La pierre angulaire de l’anarchisme

Quelle énergie ! Quelle femme ! Quel personnage ! Le lecteur sera fasciné par Emma Goldman et par l’actualité de ses propos. Que ce soit en matière de liberté, de justice sociale, du statut de la femme, d’éducation, ses prises de position ont souvent « indisposé » les pouvoirs publics et les réactionnaires de tout poil. Il fallait la relire. Aussi les éditions Lux ont choisi de regrouper des textes inédits de cette militante infatigable dans un recueil intitulé La liberté ou rien.

Emma Goldman, nous la connaissons bien, surtout depuis la publication en 2018 de ses mémoires, Vivre ma vie aux éditions de l’échappée. L’intérêt du livre La liberté ou rien réside dans la mise en perspective thématique de ses analyses. Elle devint anarchiste en suivant le scandaleux procès des syndicalistes anarchistes de Chicago accusés d’avoir fomenté un attentat en 1886 qui se révéla des années plus tard être une provocation de la police. Elle en ressentit une profonde aversion à l’égard de la justice et des institutions coercitives. Considérée comme « l’une des femmes les plus dangereuses d’Amérique » selon le FBI, elle connut la prison pour « incitation à l’émeute » … Ses combats la portent à soutenir les catégories défavorisées, les prostituées, les homosexuels, les noirs américains ce qui n’était pas le cas de toutes sensibilités de gauche aux Etats-Unis à son époque. « Le Noir est autant un esclave aujourd’hui que dans les jours lointains, et même plus ostracisé socialement et exploité économiquement. »

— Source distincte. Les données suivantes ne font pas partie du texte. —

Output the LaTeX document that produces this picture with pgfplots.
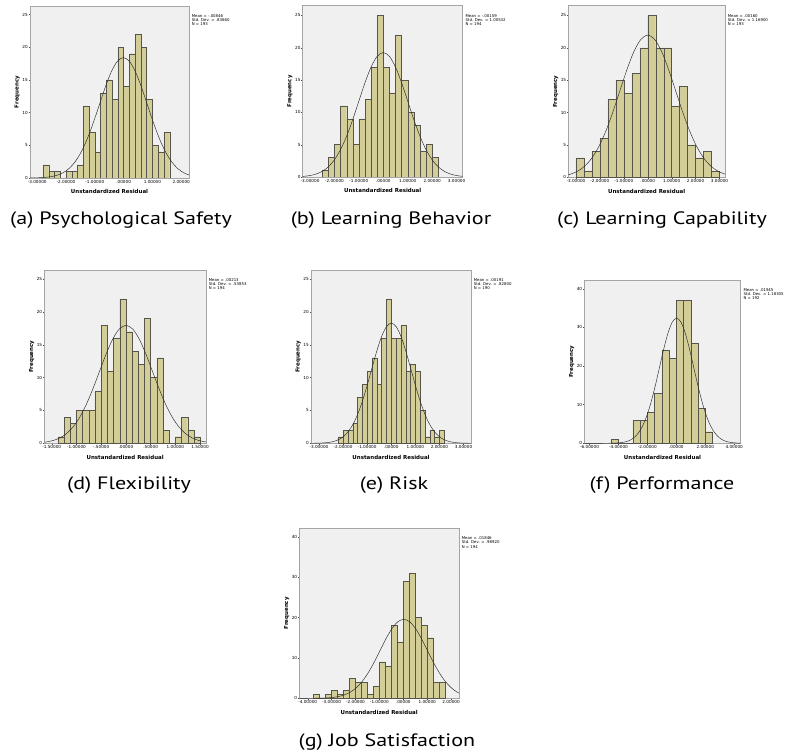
\documentclass[border=0pt]{standalone}
\usepackage{pgfplots}
\pgfplotsset{compat=1.18}
\usepackage{pgfplotstable}
\usepackage{fontspec}
\setmainfont{DejaVu Sans}
\newfontfamily\capfont[FakeStretch=1.23]{PT Sans}

\definecolor{plotbg}{RGB}{240,240,240}
\definecolor{barfill}{RGB}{211,206,151}
\definecolor{baredge}{RGB}{85,85,75}
\definecolor{framegray}{RGB}{165,165,165}

\newcommand\tickfont{\fontsize{4.2}{5}\selectfont}
\newcommand\statfont{\fontsize{3.9}{4.1}\selectfont}
\newcommand\labfont{\fontsize{5.5}{6}\selectfont\bfseries}
\newcommand\subcap[1]{\capfont\fontsize{18}{21}\selectfont #1}

% standard normal shape: f = exp(-z^2/2)
\pgfplotstableread{
z f
-6.0 0.0000000152
-5.5 0.000000267
-5.0 0.00000373
-4.5 0.0000401
-4.0 0.000335
-3.75 0.000884
-3.5 0.002187
-3.25 0.005086
-3.0 0.011109
-2.75 0.022794
-2.5 0.043937
-2.25 0.079559
-2.0 0.135335
-1.75 0.216265
-1.5 0.324652
-1.25 0.457833
-1.0 0.606531
-0.75 0.754840
-0.5 0.882497
-0.25 0.969233
0 1
0.25 0.969233
0.5 0.882497
0.75 0.754840
1.0 0.606531
1.25 0.457833
1.5 0.324652
1.75 0.216265
2.0 0.135335
2.25 0.079559
2.5 0.043937
2.75 0.022794
3.0 0.011109
3.25 0.005086
3.5 0.002187
3.75 0.000884
4.0 0.000335
4.5 0.0000401
5.0 0.00000373
5.5 0.000000267
6.0 0.0000000152
}\stdnormal

% histogram bins: left edge, count (last row closes the final bin)
\pgfplotstableread{
x n
-2.8 2
-2.6 1
-2.4 1
-2.2 0
-2.0 1
-1.8 1
-1.6 2
-1.4 11
-1.2 7
-1.0 4
-0.8 13
-0.6 15
-0.4 12
-0.2 20
0.0 14
0.2 19
0.4 22
0.6 20
0.8 12
1.0 5
1.2 4
1.4 7
1.6 0
}\histA

\pgfplotstableread{
x n
-2.5 1
-2.25 3
-2.0 5
-1.75 11
-1.5 9
-1.25 5
-1.0 9
-0.75 12
-0.5 17
-0.25 25
0.0 17
0.25 13
0.5 22
0.75 15
1.0 10
1.25 8
1.5 4
1.75 5
2.0 3
2.25 0
}\histB

\pgfplotstableread{
x n
-3.0 3
-2.6667 1
-2.3333 4
-2.0 6
-1.6667 12
-1.3333 15
-1.0 13
-0.6667 16
-0.3333 20
0.0 25
0.3333 20
0.6667 20
1.0 11
1.3333 14
1.6667 5
2.0 3
2.3333 4
2.6667 1
3.0 0
}\histC

\pgfplotstableread{
x n
-1.375 1
-1.25 4
-1.125 3
-1.0 5
-0.875 5
-0.75 5
-0.625 8
-0.5 18
-0.375 11
-0.25 16
-0.125 22
0.0 17
0.125 14
0.25 12
0.375 19
0.5 10
0.625 13
0.75 2
0.875 0
1.0 1
1.125 4
1.25 2
1.375 1
1.5 0
}\histD

\pgfplotstableread{
x n
-2.2 1
-2.0 2
-1.8 2
-1.6 3
-1.4 7
-1.2 9
-1.0 11
-0.8 13
-0.6 9
-0.4 16
-0.2 22
0.0 16
0.2 16
0.4 18
0.6 11
0.8 12
1.0 11
1.2 5
1.4 1
1.6 2
1.8 1
2.0 2
2.2 0
}\histE

\pgfplotstableread{
x n
-4.5 1
-4.0 0
-3.5 0
-3.0 6
-2.5 6
-2.0 8
-1.5 13
-1.0 24
-0.5 22
0.0 37
0.5 37
1.0 26
1.5 9
2.0 3
2.5 0
}\histF

\pgfplotstableread{
x n
-3.75 1
-3.5 0
-3.25 1
-3.0 2
-2.75 1
-2.5 2
-2.25 5
-2.0 4
-1.75 4
-1.5 1
-1.25 3
-1.0 9
-0.75 8
-0.5 18
-0.25 14
0.0 29
0.25 31
0.5 20
0.75 18
1.0 15
1.25 4
1.5 4
1.75 0
}\histG

\pgfplotsset{
  spss/.style={
    scale only axis, anchor=south west, clip mode=individual,
    axis background/.style={fill=plotbg},
    axis line style={draw=framegray, line width=0.7bp},
    tick align=outside, xtick pos=left, ytick pos=left,
    major tick length=1.4bp,
    tick style={draw=black!70, line width=0.3bp},
    ymin=0,
    ticklabel style={font=\tickfont},
    yticklabel style={inner sep=0.6bp},
    xticklabel style={inner sep=0.9bp},
    /pgf/number format/assume math mode=true,
  },
  hbar/.style={ybar interval, fill=barfill, draw=baredge, line width=0.35bp},
  ncurve/.style={black!85, line width=0.45bp, smooth, no marks},
}

% fitted normal curve: mean, sd, height at the mean
\newcommand\normcurve[3]{%
  \addplot[ncurve] table[x expr={#1+#2*\thisrow{z}}, y expr={#3*\thisrow{f}}]{\stdnormal};}
\newcommand\decor[1]{%
  \node[font=\labfont] at ([yshift=-13.7bp]rel axis cs:0.5,0) {Unstandardized Residual};
  \node[font=\labfont, rotate=90] at ([xshift=-12.7bp]rel axis cs:0,0.5) {Frequency};
  \node[anchor=north west, align=left, font=\statfont, inner sep=0]
    at ([xshift=2.6bp, yshift=-8.5bp]rel axis cs:1,1) {#1};}

\begin{document}
\begin{tikzpicture}[x=1bp, y=1bp]
\path[use as bounding box] (0,0) rectangle (786,753);

% (a)
\begin{axis}[spss, at={(30bp,575bp)}, width=159bp, height=172bp,
  xmin=-3.25, xmax=2.27, ymax=26.3,
  xtick={-3,-2,-1,0,1,2},
  xticklabels={-3.00000,-2.00000,-1.00000,.00000,1.00000,2.00000},
  ytick={0,5,10,15,20,25}]
  \addplot[hbar] table[x=x, y=n]{\histA};
  \normcurve{-0.00846}{0.83660}{18.407}
  \decor{Mean = -.00846\\Std. Dev. = .83660\\N = 193}
\end{axis}

% (b)
\begin{axis}[spss, at={(302.7bp,576bp)}, width=160bp, height=171.3bp,
  xmin=-3.30, xmax=3.25, ymax=26.5,
  xtick={-3,-2,-1,0,1,2,3},
  xticklabels={-3.00000,-2.00000,-1.00000,.00000,1.00000,2.00000,3.00000},
  ytick={0,5,10,15,20,25}]
  \addplot[hbar] table[x=x, y=n]{\histB};
  \normcurve{-0.00159}{1.00532}{19.246}
  \decor{Mean = -.00159\\Std. Dev. = 1.00532\\N = 194}
\end{axis}

% (c)
\begin{axis}[spss, at={(568.3bp,575.7bp)}, width=156.7bp, height=171.6bp,
  xmin=-3.32, xmax=3.23, ymax=26.5,
  xtick={-3,-2,-1,0,1,2,3},
  xticklabels={-3.00000,-2.00000,-1.00000,.00000,1.00000,2.00000,3.00000},
  ytick={0,5,10,15,20,25}]
  \addplot[hbar] table[x=x, y=n]{\histC};
  \normcurve{0.00160}{1.16900}{21.955}
  \decor{Mean = .00160\\Std. Dev. = 1.16900\\N = 193}
\end{axis}

% (d)
\begin{axis}[spss, at={(44.3bp,309.7bp)}, width=161.7bp, height=173.3bp,
  xmin=-1.65, xmax=1.62, ymax=26.4,
  xtick={-1.5,-1,-0.5,0,0.5,1,1.5},
  xticklabels={-1.50000,-1.00000,-.50000,.00000,.50000,1.00000,1.50000},
  ytick={0,5,10,15,20,25}]
  \addplot[hbar] table[x=x, y=n]{\histD};
  \normcurve{0.00213}{0.53853}{17.964}
  \decor{Mean = .00213\\Std. Dev. = .53853\\N = 194}
\end{axis}

% (e)
\begin{axis}[spss, at={(311bp,309.7bp)}, width=160bp, height=173.3bp,
  xmin=-3.33, xmax=3.31, ymax=26.4,
  xtick={-3,-2,-1,0,1,2,3},
  xticklabels={-3.00000,-2.00000,-1.00000,.00000,1.00000,2.00000,3.00000},
  ytick={0,5,10,15,20,25}]
  \addplot[hbar] table[x=x, y=n]{\histE};
  \normcurve{0.00191}{0.82800}{18.309}
  \decor{Mean = .00191\\Std. Dev. = .82800\\N = 190}
\end{axis}

% (f)
\begin{axis}[spss, at={(584.3bp,309.7bp)}, width=156.4bp, height=163.3bp,
  xmin=-6.36, xmax=4.45, ymax=42.25,
  xtick={-6,-4,-2,0,2,4},
  xticklabels={-6.00000,-4.00000,-2.00000,.00000,2.00000,4.00000},
  ytick={0,10,20,30,40}]
  \addplot[hbar] table[x=x, y=n]{\histF};
  \normcurve{0.01945}{1.18305}{32.373}
  \decor{Mean = .01945\\Std. Dev. = 1.18305\\N = 192}
\end{axis}

% (g)
\begin{axis}[spss, at={(299.3bp,54.7bp)}, width=159.7bp, height=170bp,
  xmin=-4.35, xmax=2.33, ymax=42.1,
  xtick={-4,-3,-2,-1,0,1,2},
  xticklabels={-4.00000,-3.00000,-2.00000,-1.00000,.00000,1.00000,2.00000},
  ytick={0,10,20,30,40}]
  \addplot[hbar] table[x=x, y=n]{\histG};
  \normcurve{0.01846}{0.98920}{19.560}
  \decor{Mean = .01846\\Std. Dev. = .98920\\N = 194}
\end{axis}

% sub-figure captions
\node[anchor=base] at (121,528) {\subcap{(a) Psychological Safety}};
\node[anchor=base] at (391,528) {\subcap{(b) Learning Behavior}};
\node[anchor=base] at (662,528) {\subcap{(c) Learning Capability}};
\node[anchor=base] at (129,263) {\subcap{(d) Flexibility}};
\node[anchor=base] at (394,263) {\subcap{(e) Risk}};
\node[anchor=base] at (662,263) {\subcap{(f) Performance}};
\node[anchor=base] at (387,6) {\subcap{(g) Job Satisfaction}};
\end{tikzpicture}
\end{document}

Une femme volontaire au front des luttes sociales

Son style est direct, polémique et parfois ironique et sans jargon. Elle mentionne ses sources et ses références telles que Pierre Kropotkine, Voltairine de Cleyre, Kate Austin. Nous pourrions aussi établir le lien avec Louise Michel, une femme volontaire, qui argumente, qui est au front des luttes sociales avec un talent oratoire qui enflamme l’auditoire.

Pour elle, l’anarchisme, « c’est une protestation éloquente de pur militantisme. C’est une force tellement inébranlable, persuasive et pénétrante qu’elle a réussi à repousser l’assaut le plus soutenu et à faire face aux critiques […] Les anarchistes ne sont pas des spectateurs passifs de l’évolution de la société. » Le premier texte expose en sept points l’essentiel de son combat pour traiter de « ce que je crois ». Il faut le comparer au dernier article du livre « Ma vie valait-elle la peine d’être vécue ? » où elle défend son amour pour la liberté. « Mes idées restent inébranlables malgré l’engouement actuel pour l’homme fort, les États totalitaires ou la dictature de gauche. […] Si je devais recommencer ma vie, j’aimerais comme tout le monde changer quelques menus détails. Mais, pour ce qui est de mes actions les plus importantes et de mes positions, je referais ma vie comme je l’ai vécue. J’œuvrerai assurément pour l’anarchisme avec la même dévotion et la même confiance quant à son ultime triomphe. » Pour qui a des moments de doute en nos temps compliqués, lire de tels propos est particulièrement réconfortant et mobilisateur.

Certains textes sont intéressants pour comprendre des moments historiques et des comportements, il en est ainsi de celui intitulé « La psychologie de la violence politique » qu’elle justifie par la violence des rapports de classes sociales en s’appuyant sur des exemples comme évidemment Alexandre Berkman, son compagnon, auteur d’une tentative d’assassinat de l’industriel Frick aux méthodes particulièrement violentes à l’encontre des ouvriers.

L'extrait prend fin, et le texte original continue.